A true adaptive shoe does more than slip on. It stabilizes arches, supports the foot, resists weather, and handles real terrain, all while remaining wearable without the dexterity of a surgeon. Until designers deliver, the city is a gauntlet. Every misstep, every uneven curb, every icy patch is a test you never agreed to take. And if you fail, the consequences are immediate and physical.
Falls are the leading cause of non-fatal injuries in the U.S., particularly among older adults, and a major source of emergency-room visits. Designing instability into daily life is not innovation—it is negligence masquerading as choice.

The Sommelier of Desperation

After days of wrestling with laces and clasps, I decided I deserved a glass of Chardonnay. Medicinal. Crisp. But then I met the bottle.
Opening wine is a physics experiment requiring two hands. One stabilizes; one applies torque. With one hand out of commission, a corkscrew is a spiral of mockery. I reached for a screw top. Screw caps now account for roughly 30 percent of the global wine market, yet remain unfairly stigmatized. In that moment, a screw top was worth more than an 1855 Grand Cru.
Even then, design failed. Aluminum seals were machine-tightened. Bracing between knees, nothing. Counter—nothing. Desperation won. There I was, growling at a bottle of Domaine Bousquet LoCa Chardonnay from Argentina’s Uco Valley, using my teeth to break the vacuum seal. The American Dental Association would not approve. The seal eventually snapped. Victory for my palate. Indictment of design.
When opening a chilled white requires the dental dexterity of a wolf, the system has failed.

I’m Not the Exception—I’m the Rule

My fall was not a freak accident. Nearly 30 percent of American adults live with some form of disability, according to CDC data. Millions more cycle through temporary disability due to injury, illness, pregnancy, or aging. The “perfectly able-bodied” person is the exception, not the standard.
Snow- and ice-related falls alone cost tens of billions annually in medical expenses. In cities like New York, winter slip-and-falls overwhelm emergency rooms with fractures, sprains, and head injuries.
I am not rare. I am early.

The Billion-Dollar Design Blunder

Despite the Americans with Disabilities Act (ADA, 1990), accessibility gaps persist, especially in older buildings. Legal compliance stops short of usability, dignity, and safety. Retrofitting accessibility after construction costs several times more than designing inclusively from the outset. Hospital studies alone estimate billions in potential annual savings from fall prevention and accessible environments. Architects and engineers keep designing for a fictional majority who are “temporarily perfect,” ignoring the rest of us—statistically, everyone.

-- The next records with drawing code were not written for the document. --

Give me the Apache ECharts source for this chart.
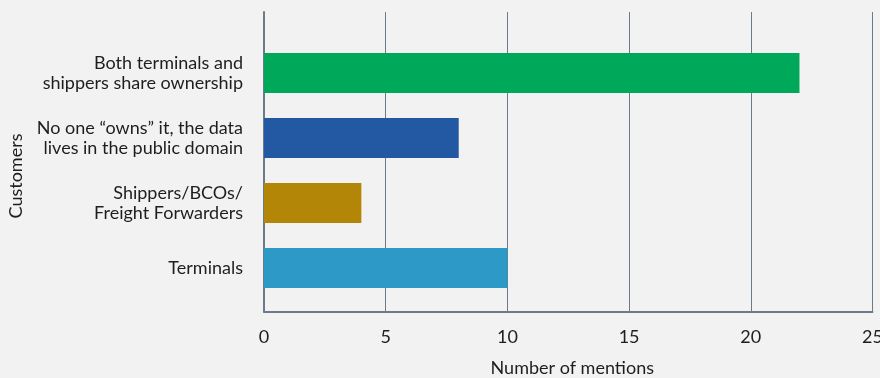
<!DOCTYPE html>
<html>
<head>
<meta charset="utf-8">
<script src="https://cdn.jsdelivr.net/npm/echarts@6/dist/echarts.min.js"></script>
<style>
  html, body { margin: 0; padding: 0; background: #f2f2f2; }
  #chart { width: 880px; height: 378px; }
</style>
</head>
<body>
<div id="chart"></div>
<script>
// Who owns the data: number of mentions per answer
const categories = [
  'Both terminals and\nshippers share ownership',
  'No one \u201cowns\u201d it, the data\nlives in the public domain',
  'Shippers/BCOs/\nFreight Forwarders',
  'Terminals'
];
const mentions = [22, 8, 4, 10];
const barColors = ['#00a85a', '#2358a2', '#b38607', '#2d99c7'];
const xTicks = { min: 0, max: 25, step: 5 };

const FONT = 'Lato, "Open Sans", sans-serif';
const TEXT = '#1e1e1e';
const LINE = '#6c7a89';

const chart = echarts.init(document.getElementById('chart'), null, { renderer: 'canvas' });

chart.setOption({
  backgroundColor: '#f2f2f2',
  animation: false,
  textStyle: { fontFamily: FONT },
  grid: [
    // band area for the bars
    { left: 264, right: 7.5, top: 40.5, bottom: 77.5, outerBoundsMode: 'none', containLabel: false },
    // full plotting frame with axes and gridlines
    { left: 264, right: 7.5, top: 12, bottom: 66.5, outerBoundsMode: 'none', containLabel: false }
  ],
  xAxis: [
    { gridIndex: 0, type: 'value', min: xTicks.min, max: xTicks.max, show: false },
    {
      gridIndex: 1, type: 'value', min: xTicks.min, max: xTicks.max, interval: xTicks.step,
      axisLine: { show: true, onZero: false, lineStyle: { color: LINE, width: 2 } },
      axisTick: { show: false },
      splitLine: { show: true, lineStyle: { color: LINE, width: 1 } },
      axisLabel: { color: TEXT, fontSize: 18, fontFamily: FONT, margin: 17 },
      name: 'Number of mentions',
      nameLocation: 'middle',
      nameGap: 48,
      nameTextStyle: { color: TEXT, fontSize: 18, fontFamily: FONT, padding: [0, 0, 0, 8] }
    }
  ],
  yAxis: [
    {
      gridIndex: 0, type: 'category', data: categories, inverse: true,
      axisLine: { show: false },
      axisTick: { show: false },
      splitLine: { show: false },
      axisLabel: { color: TEXT, fontSize: 18, lineHeight: 20, fontFamily: FONT, margin: 21, align: 'right' }
    },
    {
      gridIndex: 1, type: 'value', min: 0, max: 1,
      axisLine: { show: true, onZero: false, lineStyle: { color: LINE, width: 2 } },
      axisTick: { show: false },
      axisLabel: { show: false },
      splitLine: { show: false }
    }
  ],
  graphic: [
    {
      type: 'text',
      x: 16, y: 176,
      rotation: Math.PI / 2,
      style: {
        text: 'Customers',
        fill: TEXT,
        font: '18px ' + FONT,
        align: 'center',
        verticalAlign: 'middle'
      }
    }
  ],
  series: [
    {
      type: 'bar',
      xAxisIndex: 0,
      yAxisIndex: 0,
      barWidth: 40,
      data: mentions.map((v, i) => ({ value: v, itemStyle: { color: barColors[i] } })),
      z: 3
    }
  ]
});
</script>
</body>
</html>
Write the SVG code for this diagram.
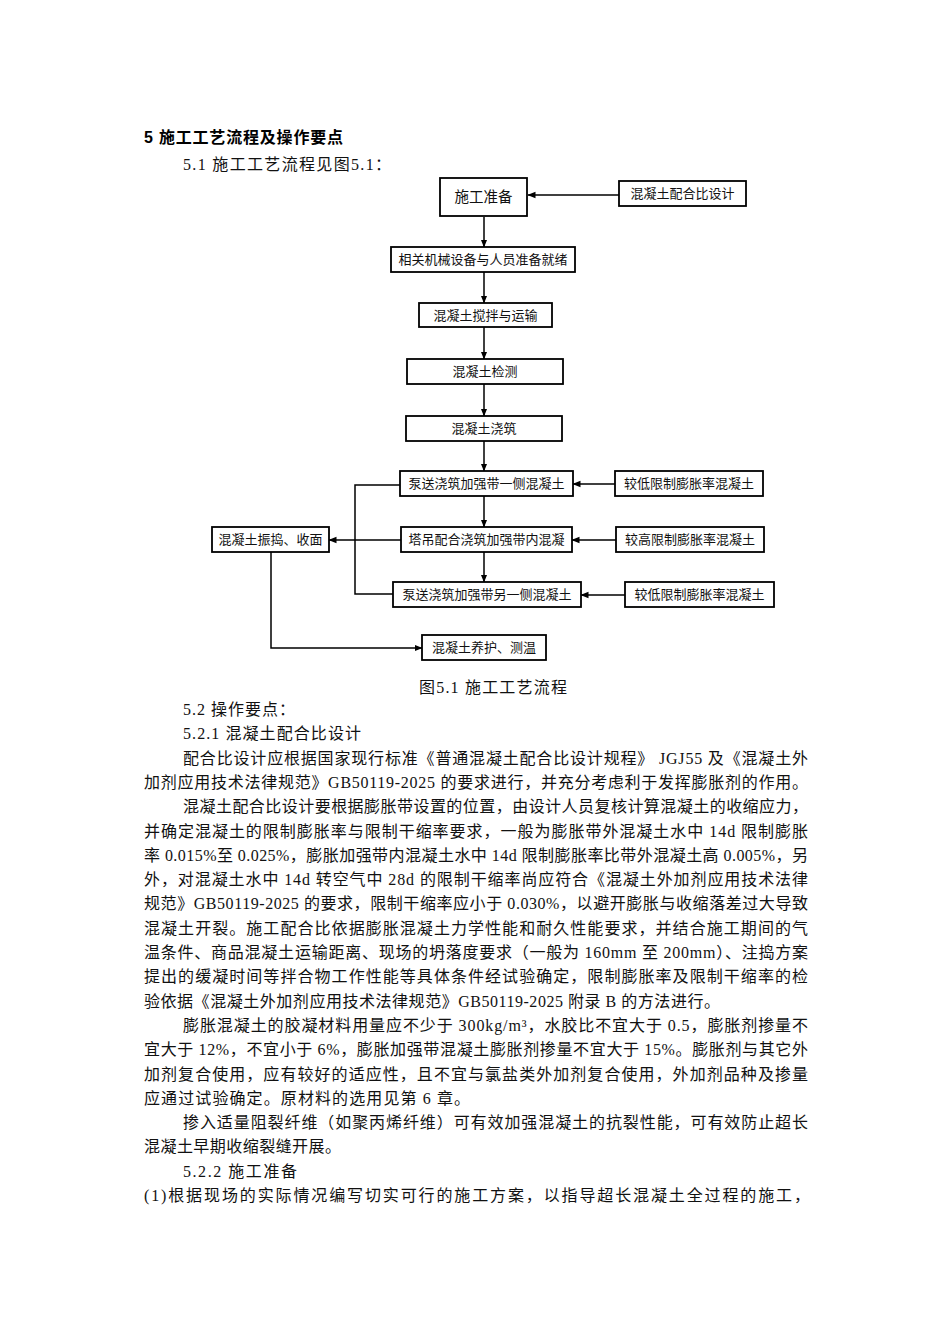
<svg xmlns="http://www.w3.org/2000/svg" width="950" height="1344" viewBox="0 0 950 1344">
<style>
.bg{fill:#fff}
.box{fill:#fff;stroke:#000;stroke-width:1.8}
.lbl{font-family:"Liberation Sans","Noto Sans CJK SC",sans-serif;font-size:13px;fill:#111;text-anchor:middle}
.con{fill:none;stroke:#000;stroke-width:1.5}
.body{font-family:"Liberation Serif","Noto Sans CJK SC",serif;font-size:16px;fill:#111}
.title{font-family:"Liberation Sans","Noto Sans CJK SC",sans-serif;font-size:16px;font-weight:bold;fill:#000}
</style>
<defs>
<marker id="arr" markerWidth="8" markerHeight="8" refX="7.5" refY="4" orient="auto" markerUnits="userSpaceOnUse">
<path d="M0,0.8 L8,4 L0,7.2 Z" fill="#000"/>
</marker>
</defs>
<rect class="bg" x="0" y="0" width="950" height="1344"/>

<text class="title" x="144" y="143" textLength="199" lengthAdjust="spacing">5 施工工艺流程及操作要点</text>
<text class="body" x="183" y="170" textLength="208" lengthAdjust="spacing">5.1 施工工艺流程见图5.1：</text>

<g id="connectors">
<line class="con" x1="619" y1="195" x2="528" y2="195" marker-end="url(#arr)"/>
<line class="con" x1="484" y1="217" x2="484" y2="247" marker-end="url(#arr)"/>
<line class="con" x1="484" y1="272" x2="484" y2="303" marker-end="url(#arr)"/>
<line class="con" x1="484" y1="327" x2="484" y2="359" marker-end="url(#arr)"/>
<line class="con" x1="484" y1="384" x2="484" y2="416" marker-end="url(#arr)"/>
<line class="con" x1="484" y1="441" x2="484" y2="471" marker-end="url(#arr)"/>
<line class="con" x1="484" y1="496" x2="484" y2="527" marker-end="url(#arr)"/>
<line class="con" x1="484" y1="552" x2="484" y2="582" marker-end="url(#arr)"/>
<line class="con" x1="615" y1="484" x2="573" y2="484" marker-end="url(#arr)"/>
<line class="con" x1="616" y1="540" x2="572" y2="540" marker-end="url(#arr)"/>
<line class="con" x1="625" y1="595" x2="581" y2="595" marker-end="url(#arr)"/>
<polyline class="con" points="400,485 355,485 355,594 393,594"/>
<line class="con" x1="401" y1="540" x2="329" y2="540" marker-end="url(#arr)"/>
<polyline class="con" points="271,552 271,648 422,648" marker-end="url(#arr)"/>
</g>

<g id="n1"><rect class="box" x="440" y="178" width="87" height="38"/><text class="lbl" x="483.5" y="202" style="font-size:14.5px">施工准备</text></g>
<g id="n2"><rect class="box" x="619" y="181" width="127" height="25"/><text class="lbl" x="682.5" y="198">混凝土配合比设计</text></g>
<g id="n3"><rect class="box" x="391" y="247" width="184" height="25"/><text class="lbl" x="483" y="264">相关机械设备与人员准备就绪</text></g>
<g id="n4"><rect class="box" x="419" y="303" width="133" height="24"/><text class="lbl" x="485.5" y="319.5">混凝土搅拌与运输</text></g>
<g id="n5"><rect class="box" x="407" y="359" width="156" height="25"/><text class="lbl" x="485" y="376">混凝土检测</text></g>
<g id="n6"><rect class="box" x="406" y="416" width="156" height="25"/><text class="lbl" x="484" y="433">混凝土浇筑</text></g>
<g id="n7"><rect class="box" x="400" y="471" width="173" height="25"/><text class="lbl" x="486.5" y="488">泵送浇筑加强带一侧混凝土</text></g>
<g id="n8"><rect class="box" x="615" y="471" width="148" height="25"/><text class="lbl" x="689" y="488">较低限制膨胀率混凝土</text></g>
<g id="n9"><rect class="box" x="401" y="527" width="171" height="25"/><text class="lbl" x="486.5" y="544">塔吊配合浇筑加强带内混凝</text></g>
<g id="n10"><rect class="box" x="616" y="527" width="148" height="25"/><text class="lbl" x="690" y="544">较高限制膨胀率混凝土</text></g>
<g id="n11"><rect class="box" x="393" y="582" width="188" height="25"/><text class="lbl" x="487" y="599">泵送浇筑加强带另一侧混凝土</text></g>
<g id="n12"><rect class="box" x="625" y="582" width="149" height="25"/><text class="lbl" x="699.5" y="599">较低限制膨胀率混凝土</text></g>
<g id="n13"><rect class="box" x="212" y="527" width="117" height="25"/><text class="lbl" x="270.5" y="544">混凝土振捣、收面</text></g>
<g id="n14"><rect class="box" x="422" y="635" width="124" height="25"/><text class="lbl" x="484" y="652">混凝土养护、测温</text></g>

<text class="body" x="419" y="693" textLength="148" lengthAdjust="spacing">图5.1 施工工艺流程</text>

<g id="body">
<text class="body" x="183" y="715" textLength="112" lengthAdjust="spacing">5.2 操作要点：</text>
<text class="body" x="183" y="739.3" textLength="178" lengthAdjust="spacing">5.2.1 混凝土配合比设计</text>
<text class="body" x="183" y="763.6" textLength="625" lengthAdjust="spacing">配合比设计应根据国家现行标准《普通混凝土配合比设计规程》 JGJ55 及《混凝土外</text>
<text class="body" x="144" y="787.9" textLength="664" lengthAdjust="spacing">加剂应用技术法律规范》GB50119-2025 的要求进行，并充分考虑利于发挥膨胀剂的作用。</text>
<text class="body" x="183" y="812.2" textLength="625" lengthAdjust="spacing">混凝土配合比设计要根据膨胀带设置的位置，由设计人员复核计算混凝土的收缩应力，</text>
<text class="body" x="144" y="836.5" textLength="664" lengthAdjust="spacing">并确定混凝土的限制膨胀率与限制干缩率要求，一般为膨胀带外混凝土水中 14d 限制膨胀</text>
<text class="body" x="144" y="860.8" textLength="664" lengthAdjust="spacing">率 0.015%至 0.025%，膨胀加强带内混凝土水中 14d 限制膨胀率比带外混凝土高 0.005%，另</text>
<text class="body" x="144" y="885.1" textLength="664" lengthAdjust="spacing">外，对混凝土水中 14d 转空气中 28d 的限制干缩率尚应符合《混凝土外加剂应用技术法律</text>
<text class="body" x="144" y="909.4" textLength="664" lengthAdjust="spacing">规范》GB50119-2025 的要求，限制干缩率应小于 0.030%，以避开膨胀与收缩落差过大导致</text>
<text class="body" x="144" y="933.7" textLength="664" lengthAdjust="spacing">混凝土开裂。施工配合比依据膨胀混凝土力学性能和耐久性能要求，并结合施工期间的气</text>
<text class="body" x="144" y="958" textLength="664" lengthAdjust="spacing">温条件、商品混凝土运输距离、现场的坍落度要求（一般为 160mm 至 200mm）、注捣方案</text>
<text class="body" x="144" y="982.3" textLength="664" lengthAdjust="spacing">提出的缓凝时间等拌合物工作性能等具体条件经试验确定，限制膨胀率及限制干缩率的检</text>
<text class="body" x="144" y="1006.6" textLength="576" lengthAdjust="spacing">验依据《混凝土外加剂应用技术法律规范》GB50119-2025 附录 B 的方法进行。</text>
<text class="body" x="183" y="1030.9" textLength="625" lengthAdjust="spacing">膨胀混凝土的胶凝材料用量应不少于 300kg/m³，水胶比不宜大于 0.5，膨胀剂掺量不</text>
<text class="body" x="144" y="1055.2" textLength="664" lengthAdjust="spacing">宜大于 12%，不宜小于 6%，膨胀加强带混凝土膨胀剂掺量不宜大于 15%。膨胀剂与其它外</text>
<text class="body" x="144" y="1079.5" textLength="664" lengthAdjust="spacing">加剂复合使用，应有较好的适应性，且不宜与氯盐类外加剂复合使用，外加剂品种及掺量</text>
<text class="body" x="144" y="1103.8" textLength="326" lengthAdjust="spacing">应通过试验确定。原材料的选用见第 6 章。</text>
<text class="body" x="183" y="1128.1" textLength="625" lengthAdjust="spacing">掺入适量阻裂纤维（如聚丙烯纤维）可有效加强混凝土的抗裂性能，可有效防止超长</text>
<text class="body" x="144" y="1152.4" textLength="197" lengthAdjust="spacing">混凝土早期收缩裂缝开展。</text>
<text class="body" x="183" y="1176.7" textLength="114" lengthAdjust="spacing">5.2.2 施工准备</text>
<text class="body" x="144" y="1201" textLength="666" lengthAdjust="spacing">(1)根据现场的实际情况编写切实可行的施工方案，以指导超长混凝土全过程的施工，</text>
</g>
</svg>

My Broken Wrist Isn’t a Tragedy—It’s a Case Study

The cast will come off. Bones will heal over months of recovery. Physical therapy will restore function. But the question lingers: If tens of millions already live with permanent or temporary disabilities, why are we improvising through a world that refuses to admit that “normal” never existed? My slip wasn’t defeat. It was a revelation.
We are 70 million “exceptions” living in a world built for a person who does not exist. It is time to stop apologizing and demand better from our cities, architects, engineers, and brands.

Bodies First

  • Bras that fight you with hooks and micro-clasps are barricades, not freedom.
  • Sidewalks that ice over are traps, not paths.
  • Bottles that mock weak grips are failures, not designs.
  • We are done living a lie.
  • Design for real bodies
  • Rip out the barriers
  • Build what liberates
  • Lives depend on it

Editor’s Note

This essay reflects a personal experience used to examine broader design and accessibility issues. It is not intended to assign legal fault, but to highlight systemic gaps that affect millions of Americans living with permanent or temporary disabilities.